Before Starting the Change-Out
- Confirm the standby filter chamber is in good condition and ready to take load before isolating the active one.
- Check the replacement element’s part number and seal material against the housing spec — a dimensionally close but incorrect element can create an internal bypass that won’t show up on any indicator.
- Inspect the element packaging. If the seal is broken or the packaging looks like it’s been opened and resealed, set it aside and use a different one.
During the Element Change
Wipe down the area around the filter housing cover before breaking any connection. Use lint-free cloths — fiber from ordinary shop rags is a real contamination risk in a bearing lube circuit. Stage the new element and replacement O-rings within arm’s reach before opening the housing, so the port isn’t left exposed any longer than necessary.

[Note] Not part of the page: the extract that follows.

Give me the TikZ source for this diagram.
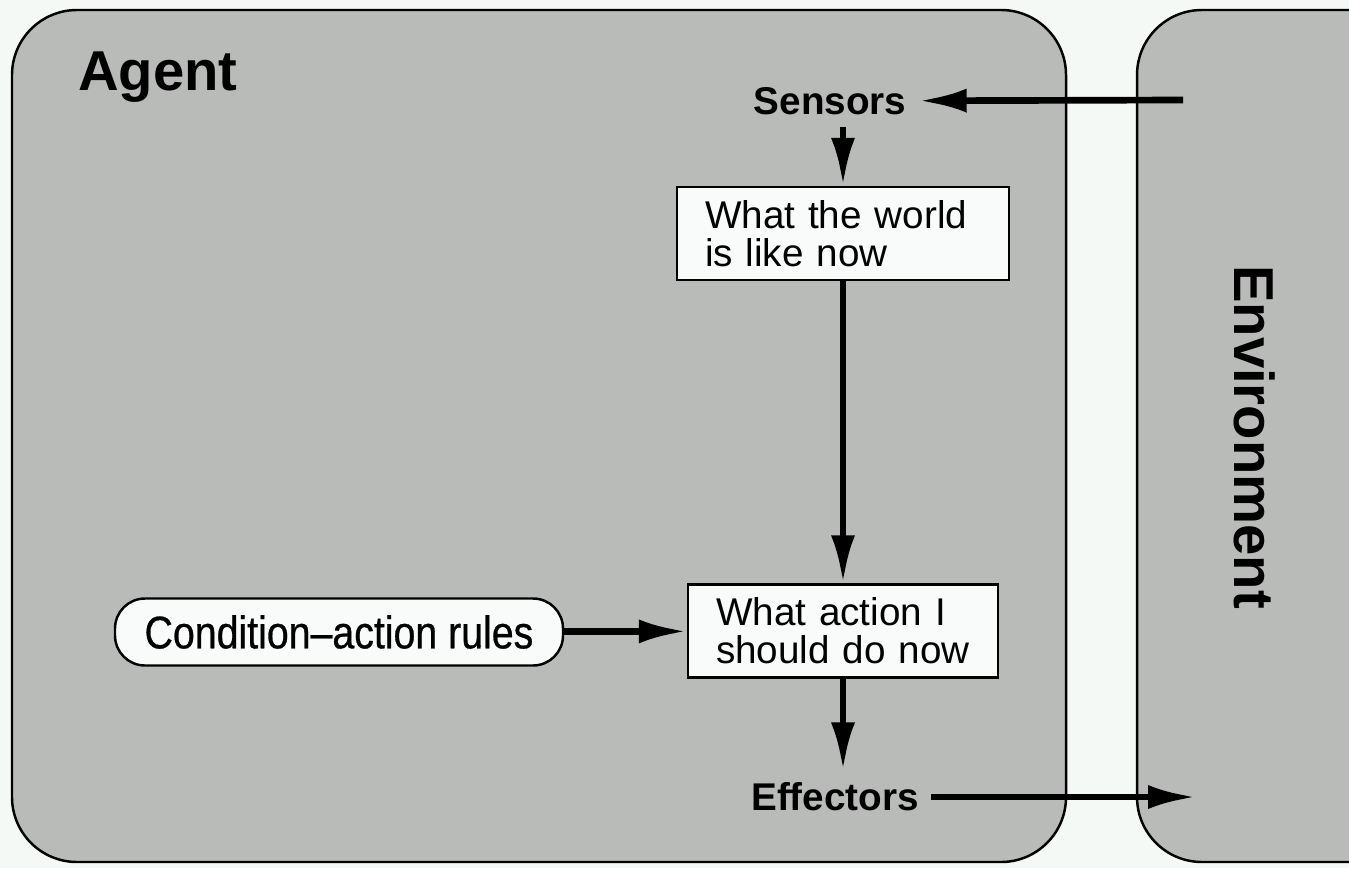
\documentclass[tikz,border=0pt]{standalone}
\usepackage{fontspec}
\setmainfont{Liberation Sans}
\newfontfamily\condfont[FakeStretch=0.86, FakeBold=0.6]{Liberation Sans}
\usetikzlibrary{arrows.meta}
\definecolor{pagebg}{HTML}{F5F9F6}
\definecolor{panelgray}{HTML}{B8BBB8}
\definecolor{boxwhite}{HTML}{F8FBF9}

\begin{document}
\begin{tikzpicture}[
    panel/.style={draw, line width=0.7pt, fill=panelgray, rounded corners=0.65cm},
    statebox/.style={draw, line width=0.7pt, fill=boxwhite, align=left, inner xsep=0.28cm, minimum height=0.93cm, font=\fontsize{11}{10.8}\selectfont},
    port/.style={font=\bfseries\fontsize{11}{13}\selectfont},
    flow/.style={line width=1.9pt, -{Latex[length=0.48cm,width=0.24cm]}}
  ]
    \useasboundingbox (0,0) rectangle (13.49,8.68);
    \fill[pagebg] (0,0) rectangle (13.49,8.68);
    \clip (0,0) rectangle (13.49,8.68);

    % agent and environment
    \draw[panel] (0.12,0.06) rectangle (10.66,8.58);
    \draw[panel] (11.37,0.06) rectangle (14.2,8.58);
    \node[font=\bfseries\fontsize{16}{19}\selectfont] (agent) at (1.58,7.91) {Agent};
    \node[font=\bfseries\fontsize{16}{19}\selectfont, rotate=-90] (env) at (12.55,4.31) {Environment};

    % sensors, effectors
    \node[port] (sensors) at (8.30,7.67) {Sensors};
    \node[port] (effectors) at (8.35,0.71) {Effectors};

    % boxes
    \node[statebox, text width=2.76cm] (world) at (8.43,6.345) {What the world\\is like now};
    \node[statebox, text width=2.54cm] (action) at (8.43,2.37) {What action I\\should do now};
    \node[draw, line width=0.7pt, fill=boxwhite, rounded corners=0.3cm, minimum width=4.48cm, minimum height=0.67cm, font=\condfont\fontsize{13}{15}\selectfont] (rules) at (3.39,2.36) {Condition–action rules};

    \coordinate (percept) at (11.83,7.68);
    \coordinate (act) at (11.96,0.71);

    % arrows
    \draw[flow] (percept) -- (sensors);
    \draw[flow] (sensors.south -| world.north) -- (world.north);
    \draw[flow] (world) -- (action);
    \draw[flow] (rules) -- (action);
    \draw[flow] (action) -- (action.south |- effectors.north);
    \draw[flow] (effectors) -- (act);

\end{tikzpicture}
\end{document}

When pulling the old element, drain any residual oil into a clean container rather than letting it run down the housing exterior. Check inside the housing for sludge or deposit buildup. If you find any, flush with clean filtered oil before the new element goes in.
Seals and O-Rings
Every O-ring and gasket in the housing gets replaced at each element change — no exceptions. Seals that have been under load for thousands of hours won’t re-seal reliably, and reusing them is one of the more predictable causes of post-maintenance leaks. Use a small amount of clean lube oil on new O-rings before seating them. Petroleum grease and mineral-based compounds are not compatible with the system fluid and will contaminate the circuit.
After Installation
Once the new element is in and the cover is torqued, pre-fill the chamber through the vent plug and bleed air before switching oil flow. Bring the system to operating pressure and walk the housing for external leaks before leaving it unattended. Log the replacement date and the starting differential pressure reading — trending that data over multiple intervals is the most reliable way to catch changes in system contamination levels early.